'Half Sleep' — The Light Series
- peter corr
- Dec 4, 2021
- 2 min read
Updated: May 31
'Days stretched calm and plain to the horizon, as though we rose out of peat and will dwindle in a rumour of fog'
Words by Emma Danes.
This painting belongs to a group of works I have called The Light Series. It is a personal reflection on landscape — the landscape that surrounds me, the fields and skies of the Cambridgeshire Fenlands. The painting carries no topographical information: no trees, mountain peaks, hedgerows, or river valleys to navigate. The only compass available to the viewer is their own experience, their own knowledge and personal history.

Horizontal Divisions
This is the universal language of horizontal and geometric divisions — dark and light, earth and sky in unequal partnership. It is an archetype, a diagram or blueprint, anchored and echoed in our upright stance as we gaze outwards across the land. It is what we have always done.
The Great Level of the Fens
The Great Level of the Fens is the largest region of fen in eastern England. Including the lower drainage basins of the River Nene and the Great Ouse, it covers approximately 500 square miles. It is also known as the Bedford Level, after Francis Russell, 4th Earl of Bedford, who headed the so-called adventurers in the seventeenth-century drainage of this area. His son became the first governor of the Bedford Level Corporation. In the seventeenth century, the Great Level was divided into the North, Middle, and South Levels for the purposes of administration and maintenance.

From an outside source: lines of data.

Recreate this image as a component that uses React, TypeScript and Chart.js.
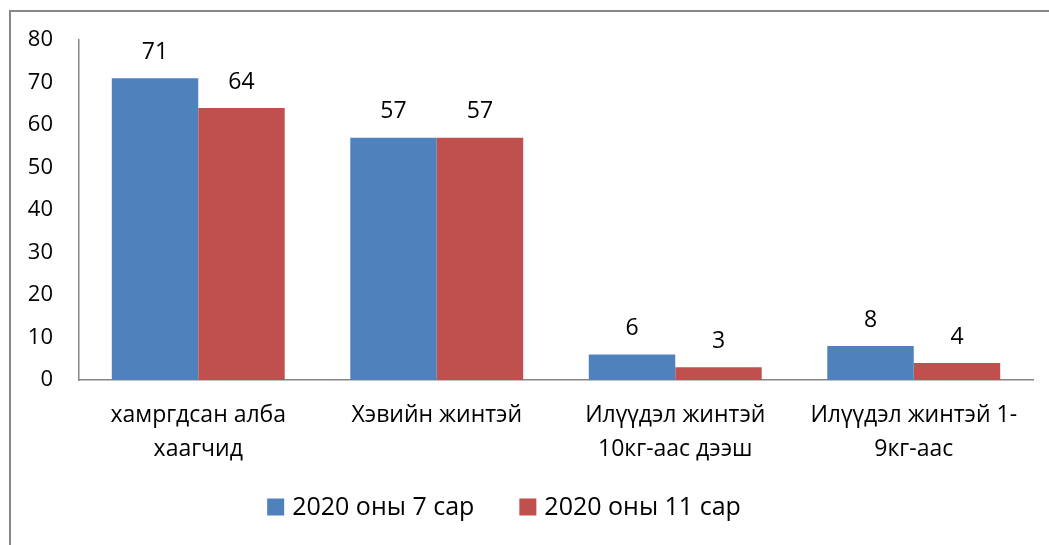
import { useEffect, useRef } from "react";
import { Chart, registerables } from "chart.js";

Chart.register(...registerables);

const categories: string[][] = [
  ["хамргдсан алба", "хаагчид"],
  ["Хэвийн жинтэй"],
  ["Илүүдэл жинтэй", "10кг-аас дээш"],
  ["Илүүдэл жинтэй 1-", "9кг-аас"],
];
const seriesLabels = ["2020 оны 7 сар", "2020 оны 11 сар"];
const series1 = [71, 57, 6, 8];
const series2 = [64, 57, 3, 4];
const seriesColors = ["#4F81BD", "#C0504D"];
const yMin = 0;
const yMax = 80;
const yStep = 10;

const FONT = "'Open Sans', 'Noto Sans', sans-serif";

const framePlugin = {
  id: "frame",
  beforeDraw(chart: any) {
    const ctx = chart.ctx;
    ctx.save();
    ctx.fillStyle = "#ffffff";
    ctx.fillRect(0, 0, chart.width, chart.height);
    ctx.strokeStyle = "#878787";
    ctx.lineWidth = 2;
    ctx.beginPath();
    ctx.moveTo(10, chart.height);
    ctx.lineTo(10, 11);
    ctx.lineTo(chart.width, 11);
    ctx.stroke();
    ctx.restore();
  },
};

const valueLabelPlugin = {
  id: "valueLabels",
  afterDatasetsDraw(chart: any) {
    const ctx = chart.ctx;
    ctx.save();
    ctx.fillStyle = "#000000";
    ctx.font = `23px ${FONT}`;
    ctx.textAlign = "center";
    ctx.textBaseline = "middle";
    chart.data.datasets.forEach((ds: any, di: number) => {
      const meta = chart.getDatasetMeta(di);
      meta.data.forEach((el: any, i: number) => {
        ctx.fillText(String(ds.data[i]), el.x, el.y - 26);
      });
    });
    ctx.restore();
  },
};

const legendPlugin = {
  id: "customLegend",
  afterDraw(chart: any) {
    const ctx = chart.ctx;
    ctx.save();
    ctx.font = `25px ${FONT}`;
    ctx.textBaseline = "middle";
    ctx.textAlign = "left";
    const box = 17;
    const gap = 8;
    const itemGap = 45;
    const items = chart.data.datasets.map((ds: any) => ({
      text: ds.label,
      color: ds.backgroundColor,
      w: ctx.measureText(ds.label).width,
    }));
    const total =
      items.reduce((s: number, it: any) => s + box + gap + it.w, 0) +
      itemGap * (items.length - 1);
    let x = 504 - total / 2;
    const cy = 507;
    items.forEach((it: any) => {
      ctx.fillStyle = it.color;
      ctx.fillRect(x, cy - box / 2, box, box);
      x += box + gap;
      ctx.fillStyle = "#000000";
      ctx.fillText(it.text, x, cy + 1);
      x += it.w + itemGap;
    });
    ctx.restore();
  },
};

export default function App() {
  const ref = useRef<HTMLCanvasElement | null>(null);

  useEffect(() => {
    if (!ref.current) return;
    const chart = new Chart(ref.current, {
      type: "bar",
      data: {
        labels: categories,
        datasets: [
          {
            label: seriesLabels[0],
            data: series1,
            backgroundColor: seriesColors[0],
            categoryPercentage: 0.725,
            barPercentage: 1,
          },
          {
            label: seriesLabels[1],
            data: series2,
            backgroundColor: seriesColors[1],
            categoryPercentage: 0.725,
            barPercentage: 1,
          },
        ],
      },
      options: {
        responsive: false,
        animation: false,
        devicePixelRatio: 1,
        layout: { padding: { left: 0, right: 16, top: 40, bottom: 0 } },
        plugins: {
          legend: { display: false },
          tooltip: { enabled: false },
        },
        scales: {
          x: {
            grid: { display: false, drawTicks: false },
            border: { display: true, color: "#868686", width: 1.5 },
            ticks: {
              color: "#000000",
              padding: 18,
              maxRotation: 0,
              autoSkip: false,
              font: { family: FONT, size: 23, lineHeight: "34px" as any },
            },
            afterFit(scale: any) {
              scale.height = 165;
            },
          },
          y: {
            min: yMin,
            max: yMax,
            grid: { display: false, drawTicks: false },
            border: { display: true, color: "#868686", width: 1.5 },
            ticks: {
              stepSize: yStep,
              color: "#000000",
              padding: 26,
              font: { family: FONT, size: 22 },
            },
            afterFit(scale: any) {
              scale.width = 79;
            },
          },
        },
      },
      plugins: [framePlugin, valueLabelPlugin, legendPlugin],
    });
    return () => chart.destroy();
  }, []);

  return (
    <div style={{ position: "fixed", left: 0, top: 0, width: 1049, height: 545, background: "#fff" }}>
      <canvas ref={ref} width={1049} height={545} style={{ display: "block" }} />
    </div>
  );
}
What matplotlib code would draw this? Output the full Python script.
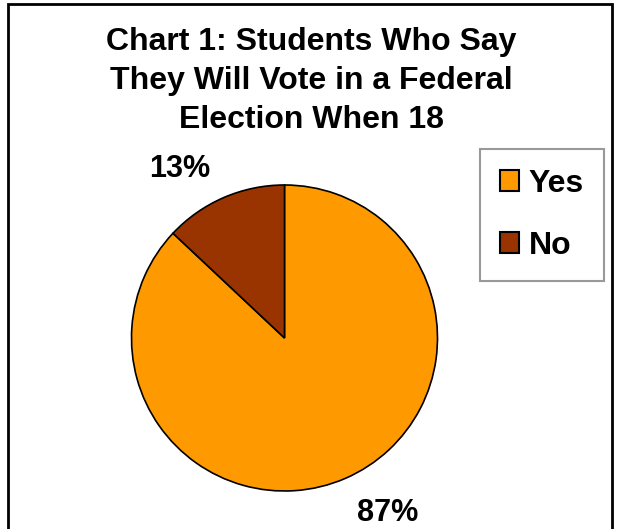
import matplotlib
matplotlib.use("Agg")
import matplotlib.pyplot as plt
from matplotlib.patches import Rectangle, Patch

plt.rcParams['font.family'] = ['Liberation Sans', 'DejaVu Sans']

title = "Chart 1: Students Who Say\nThey Will Vote in a Federal\nElection When 18"
categories = ["Yes", "No"]
values = [87, 13]
colors = ["#FF9900", "#993300"]

W, H = 620, 529
FS = 23
fig = plt.figure(figsize=(W / 100, H / 100), dpi=100)

# outer chart frame
fig.patches.append(Rectangle((8 / W, -0.05), (612 - 8) / W, 1.05 - 4 / H,
                             transform=fig.transFigure, fill=False,
                             edgecolor="black", linewidth=2))

fig.text(311.5 / W, 1 - 81 / H, title, ha="center", va="center",
         fontsize=FS, fontweight="bold", linespacing=1.38)

cx, cy, r = 284.5, 338, 153
ax = fig.add_axes([(cx - r) / W, (H - cy - r) / H, 2 * r / W, 2 * r / H])
wedges, _ = ax.pie(values, colors=colors, startangle=90, counterclock=False,
                   wedgeprops=dict(edgecolor="black", linewidth=1.2))
ax.set_xlim(-1, 1)
ax.set_ylim(-1, 1)
ax.set_aspect("equal")
ax.axis("off")

label_pos = {"No": ((180 - cx) / r, (cy - 169) / r),
             "Yes": ((387.5 - cx) / r, (cy - 513) / r)}
for cat, v in zip(categories, values):
    x, y = label_pos[cat]
    ax.text(x, y, f"{v}%", ha="center", va="center", fontsize=22,
            fontweight="bold", clip_on=False)

handles = [Patch(facecolor=c, edgecolor="black", linewidth=1.5) for c in colors]
leg = fig.legend(handles, categories, loc="upper left",
                 bbox_to_anchor=(480 / W, 1 - 149 / H),
                 bbox_transform=fig.transFigure,
                 prop=dict(size=FS, weight="bold"),
                 frameon=True, fancybox=False, handlelength=0.6,
                 handleheight=0.6, handletextpad=0.3, labelspacing=1.0,
                 borderpad=0.62, borderaxespad=0)
leg.get_frame().set_edgecolor("#808080")
leg.get_frame().set_linewidth(1.5)

fig.savefig("out.png", dpi=100)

The flatness of this landscape — its exposure, its enormous sky, its reduction of the world to a few essential horizontal bands — is both its defining characteristic and its most demanding quality for the painter. 'Half Sleep' is an attempt to hold something of that quality in paint: the particular stillness of the Fens, the sense of a landscape that is always on the edge of dissolving into light.